In official declarations, fiscal consolidation is claimed to be the right policy to pull Britain and Europe out of the economic crisis. However, the evidence against this view is so overwhelming that austerity is better seen as a strategy by political and corporate elites for rolling back the welfare state. This benefits the wealthy, but not the rest of the population, and it is therefore to be expected that the public will resist such measures.

The mainstream media play an important public relations role in presenting a positive picture of austerity. A study conducted at University College Dublin, Ireland, examines media coverage of austerity measures since 2010 in four leading British newspapers, namely, the Financial Times, the Times, the Daily Telegraph and the Guardian. The results clearly show the pro-austerity bias in the British press (with the exception of the Guardian). Out of a total of 347 editorials and opinion articles published since 2010, only 21% are opposed to austerity (46% explicitly support it while 33% are neutral). Moreover, if the Guardian, the most progressive newspaper in the sample, is excluded, only 13% of pieces are against austerity. Only 5% of articles in the Daily Telegraph, the most ideologically right-wing paper, oppose austerity, while 14% in the Times and 17% in the Financial Times adopt the same stance.

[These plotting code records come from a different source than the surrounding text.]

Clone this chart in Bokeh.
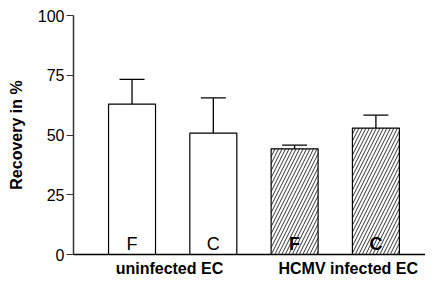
from bokeh.plotting import figure
from bokeh.models import Range1d, ColumnDataSource, Whisker, TeeHead, FixedTicker
from bokeh.core.properties import value, field
from bokeh.embed import file_html
from bokeh.resources import INLINE

# ---- data ----
groups = ["uninfected EC", "HCMV infected EC"]
letters = ["F", "C", "F", "C"]
infected = [False, False, True, True]
means = [62.9, 50.8, 44.2, 52.9]
errors = [10.4, 14.7, 1.6, 5.4]
y_ticks = [0, 25, 50, 75, 100]

xs = list(range(1, len(means) + 1))
src = ColumnDataSource(dict(
    x=xs,
    top=means,
    upper=[m + e for m, e in zip(means, errors)],
    hatch=["/" if inf else " " for inf in infected],
    letter=letters,
    style=["bold" if inf else "normal" for inf in infected],
))

FONT = "Liberation Sans"

p = figure(width=425, height=279, output_backend="svg", toolbar_location=None,
           x_range=Range1d(0.28, 4.61), y_range=Range1d(0, 100),
           min_border_left=73, min_border_right=0, min_border_top=15,
           min_border_bottom=24, outline_line_color=None,
           background_fill_color="white", border_fill_color="white")
p.xgrid.visible = False
p.ygrid.visible = False

p.vbar(x="x", top="top", bottom=0, width=0.578, source=src,
       fill_color="white", line_color="black", line_width=1.2,
       hatch_pattern=field("hatch"), hatch_color="black",
       hatch_scale=7, hatch_weight=0.8)

wh = Whisker(source=src, base="x", upper="upper", lower="top",
             dimension="height", line_color="black", line_width=1.3,
             upper_head=TeeHead(size=25, line_color="black", line_width=1.3),
             lower_head=None)
p.add_layout(wh)

p.text(x="x", y=0, text="letter", source=src, text_font=value(FONT),
       text_font_size="18px", text_font_style=field("style"),
       text_align="center", text_baseline="bottom", y_offset=-1,
       text_color="black")

# y axis
ya = p.yaxis[0]
ya.ticker = FixedTicker(ticks=y_ticks)
ya.axis_line_color = "#333333"
ya.axis_line_width = 1.5
ya.major_tick_in = 0
ya.major_tick_out = 7
ya.major_tick_line_color = "#333333"
ya.major_tick_line_width = 1.2
ya.minor_tick_out = 0
ya.minor_tick_in = 0
ya.major_label_text_font = FONT
ya.major_label_text_font_size = "16px"
ya.major_label_text_color = "black"
ya.major_label_standoff = 2
ya.axis_label = "Recovery in %"
ya.axis_label_text_font = FONT
ya.axis_label_text_font_size = "16px"
ya.axis_label_text_font_style = "bold"
ya.axis_label_text_color = "black"
ya.axis_label_standoff = 10

# x axis: group labels as tick labels
label_shift = [-0.04, 0.16]
group_pos = [(xs[2 * i] + xs[2 * i + 1]) / 2 + label_shift[i] for i in range(len(groups))]
xa = p.xaxis[0]
xa.ticker = FixedTicker(ticks=group_pos)
xa.major_label_overrides = {pos: g for pos, g in zip(group_pos, groups)}
xa.major_label_text_font = FONT
xa.major_label_text_font_size = "16px"
xa.major_label_text_font_style = "bold"
xa.major_label_text_color = "black"
xa.major_label_standoff = 5
xa.major_tick_out = 0
xa.major_tick_in = 0
xa.minor_tick_out = 0
xa.minor_tick_in = 0
xa.axis_line_color = "black"
xa.axis_line_width = 1.5

open("out.html", "w").write(file_html(p, INLINE))
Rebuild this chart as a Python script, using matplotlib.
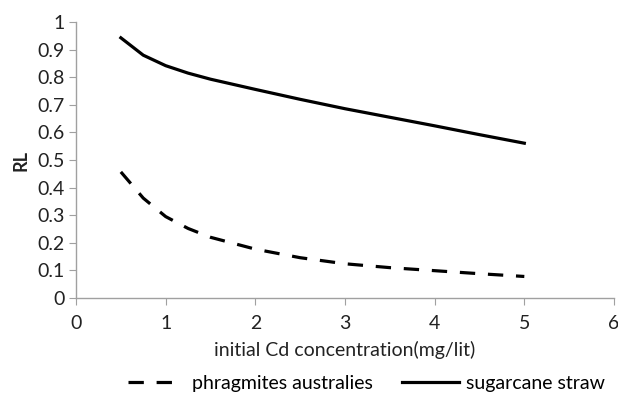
import numpy as np
import matplotlib.pyplot as plt

plt.rcParams['font.family'] = ['Lato', 'DejaVu Sans']

# Data
conc = [0.5, 0.75, 1.0, 1.25, 1.5, 2.0, 2.5, 3.0, 3.5, 4.0, 4.5, 5.0]
phragmites = [0.457, 0.362, 0.295, 0.252, 0.220, 0.177, 0.146, 0.124, 0.110, 0.099, 0.088, 0.078]
sugarcane = [0.943, 0.880, 0.842, 0.815, 0.793, 0.756, 0.720, 0.686, 0.655, 0.624, 0.592, 0.561]
xticks = [0, 1, 2, 3, 4, 5, 6]
yticks = [0, 0.1, 0.2, 0.3, 0.4, 0.5, 0.6, 0.7, 0.8, 0.9, 1]

fig = plt.figure(figsize=(6.18, 3.95), dpi=100)
ax = fig.add_axes([0.123, 0.2456, 0.8705, 0.6985])

ax.plot(conc, phragmites, color='black', lw=2.3, dashes=(4.8, 4.0),
        label='phragmites australies')
ax.plot(conc, sugarcane, color='black', lw=2.3, label='sugarcane straw')

ax.set_xlim(0, 6)
ax.set_ylim(0, 1)
ax.set_xticks(xticks)
ax.set_yticks(yticks)
ax.set_yticklabels([f'{v:g}' for v in yticks])
for s in ['top', 'right']:
    ax.spines[s].set_visible(False)
for s in ['left', 'bottom']:
    ax.spines[s].set_color('#a0a0a0')
    ax.spines[s].set_linewidth(1.0)
ax.tick_params(direction='out', length=5, color='#a0a0a0', labelsize=14,
               labelcolor='#222222', pad=3)
ax.tick_params(axis='x', pad=7)

ax.set_xlabel('initial Cd concentration(mg/lit)', fontsize=14, color='#222222', labelpad=7)
ax.set_ylabel('RL', fontsize=13, fontweight='bold', color='#222222', labelpad=6)

fig.legend(loc='lower left', bbox_to_anchor=(0.207, 0.008), ncol=2, frameon=False,
           fontsize=14, handlelength=2.9, columnspacing=1.5, handletextpad=0.4,
           borderpad=0, borderaxespad=0)

fig.savefig('out.png', dpi=100)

Another way to appreciate the biased nature of news coverage in the UK is to look at the background of “experts” commenting in the media, most of whom come from elite institutions or share their ideology. Among all contributors to the opinion pieces mentioned above, and excluding regular journalists, 54% are economists or working in the financial sector, 38% are politicians – virtually all from the establishment parties, namely, Conservative, Liberal Democrat and Labour -, 6% are academics (excluding academic economists), and only 1% are from a trade union. It is thus not difficult to understand why media coverage gives prominence to pro-austerity viewpoints. It should not come as a surprise that news content is overwhelmingly favorable to corporate and political elites’ interests.

News organizations’ endorsement of the Coalition’s program was made clear from the start in 2010. The Financial Times editorialized boldly that “There are alternatives to UK austerity, just not good ones” and called the Treasury’s strategy “sensible.” The Daily Telegraph congratulated George Osborne on his first budget, which it deemed to be “clever,” an “excellent start,” “fair and progressive,” and one “of authority and intelligence.” [1]

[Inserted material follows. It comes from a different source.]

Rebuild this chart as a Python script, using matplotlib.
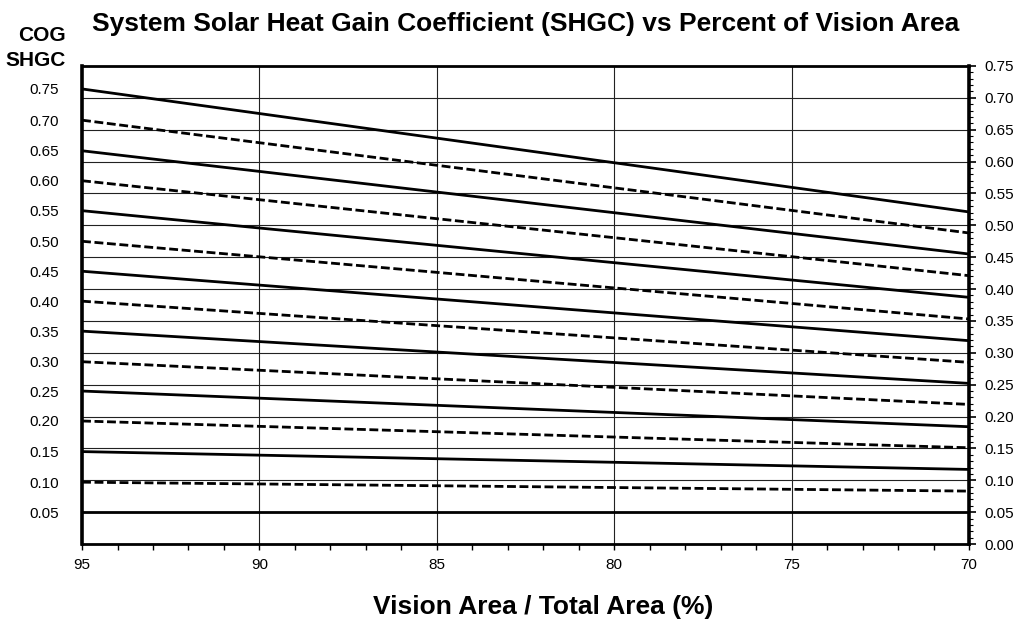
import numpy as np
import matplotlib
matplotlib.use("Agg")
import matplotlib.pyplot as plt
from matplotlib.ticker import MultipleLocator, FormatStrFormatter

plt.rcParams['font.family'] = ['Liberation Sans', 'DejaVu Sans']

# vision area / total area (%) at the two ends of each line
vision_area = [95, 70]

# centre-of-glass SHGC, one line each (labels on the left)
cog_shgc = [0.75, 0.70, 0.65, 0.60, 0.55, 0.50, 0.45, 0.40,
            0.35, 0.30, 0.25, 0.20, 0.15, 0.10, 0.05]

# system SHGC read on the right axis at 95 % and at 70 %
system_at_95 = [0.714, 0.665, 0.617, 0.570, 0.523, 0.475, 0.428, 0.381,
                0.334, 0.286, 0.240, 0.193, 0.145, 0.097, 0.050]
system_at_70 = [0.521, 0.488, 0.455, 0.421, 0.387, 0.353, 0.319, 0.285,
                0.252, 0.219, 0.184, 0.151, 0.117, 0.083, 0.050]

fig = plt.figure(figsize=(10.19, 6.22), dpi=100)
ax = fig.add_axes([0.0805, 0.1254, 0.8705, 0.7685])
# twin axis for the COG labels on the left
axl = ax.twinx()

for c, y0, y1 in zip(cog_shgc, system_at_95, system_at_70):
    solid = round(c * 100) % 10 == 5
    line, = ax.plot(vision_area, [y0, y1], color='black', lw=2.0,
                    solid_capstyle='butt', zorder=3)
    if not solid:
        line.set_dashes((3.2, 1.3))

ax.set_xlim(95, 70)
ax.set_ylim(0, 0.75)

# x axis
ax.xaxis.set_major_locator(MultipleLocator(5))
ax.xaxis.set_minor_locator(MultipleLocator(1))
ax.tick_params(axis='x', which='both', direction='out', length=4,
               width=1.0, labelsize=11, pad=6)

# right axis = system SHGC
ax.yaxis.tick_right()
ax.yaxis.set_major_locator(MultipleLocator(0.05))
ax.yaxis.set_minor_locator(MultipleLocator(0.01))
ax.yaxis.set_major_formatter(FormatStrFormatter('%.2f'))
ax.tick_params(axis='y', which='major', direction='out', length=5,
               width=1.2, labelsize=11, pad=6)
ax.tick_params(axis='y', which='minor', direction='out', length=3, width=0.8)

ax.grid(True, which='major', color='#222222', lw=0.8, zorder=1)
ax.set_axisbelow(True)
for s in ax.spines.values():
    s.set_linewidth(2.0)
ax.spines['left'].set_linewidth(2.6)
ax.spines['right'].set_linewidth(2.6)

# left labels = COG SHGC at the start of every line
axl.set_ylim(ax.get_ylim())
axl.yaxis.tick_left()
axl.set_yticks(system_at_95, labels=[f'{c:.2f}' for c in cog_shgc])
axl.tick_params(axis='y', length=0, labelsize=11, pad=16.5)
for s in axl.spines.values():
    s.set_visible(False)

ax.set_title('System Solar Heat Gain Coefficient (SHGC) vs Percent of Vision Area',
             fontsize=19, fontweight='bold', pad=25)
fig.text(66 / 1019, 1 - 48 / 622, 'COG\nSHGC', ha='right', va='center',
         multialignment='right', fontsize=15, fontweight='bold',
         linespacing=1.4)
fig.text(543 / 1019, 1 - 607 / 622, 'Vision Area / Total Area (%)',
         ha='center', va='center', fontsize=19, fontweight='bold')

fig.savefig('out.png', dpi=100)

As the Coalition unveiled its plans in 2010, the Financial Times noted that one problem was that “Britons are unprepared” for fiscal consolidation, as there was “no nervousness” among the British population about the scale of the fiscal deficit. The newspaper predicted that as austerity would deepen over the years, “the pain from these changes will come in several waves” and thus George Osborne “will have to hold his nerve” and keep in mind that “Pushing through the coming squeeze requires smart salesmanship today and Churchillian resolve tomorrow.”

Media coverage of the latest budget conforms to news organizations’ record since 2010. For example, the press described the 2013 budget as “a move in the right direction.” It was even criticized for being “far from radical enough or bold enough,” as more cuts are deemed necessary because the economy allegedly “remains blighted by vastly excessive public spending.” The media want even more cuts, asserting that “We’re paying the price for not cutting harder,” while they “disagree” that Britain should “pump-prime the economy.”

In short, the corporate press circulates the Coalition government’s viewpoint, and it seems that opposition to austerity will have to come from outside mainstream institutions if anything is going to change.

Footnotes

1. “A smart Budget that pulls Britain back from the brink,” Daily Telegraph, 23 June 2010.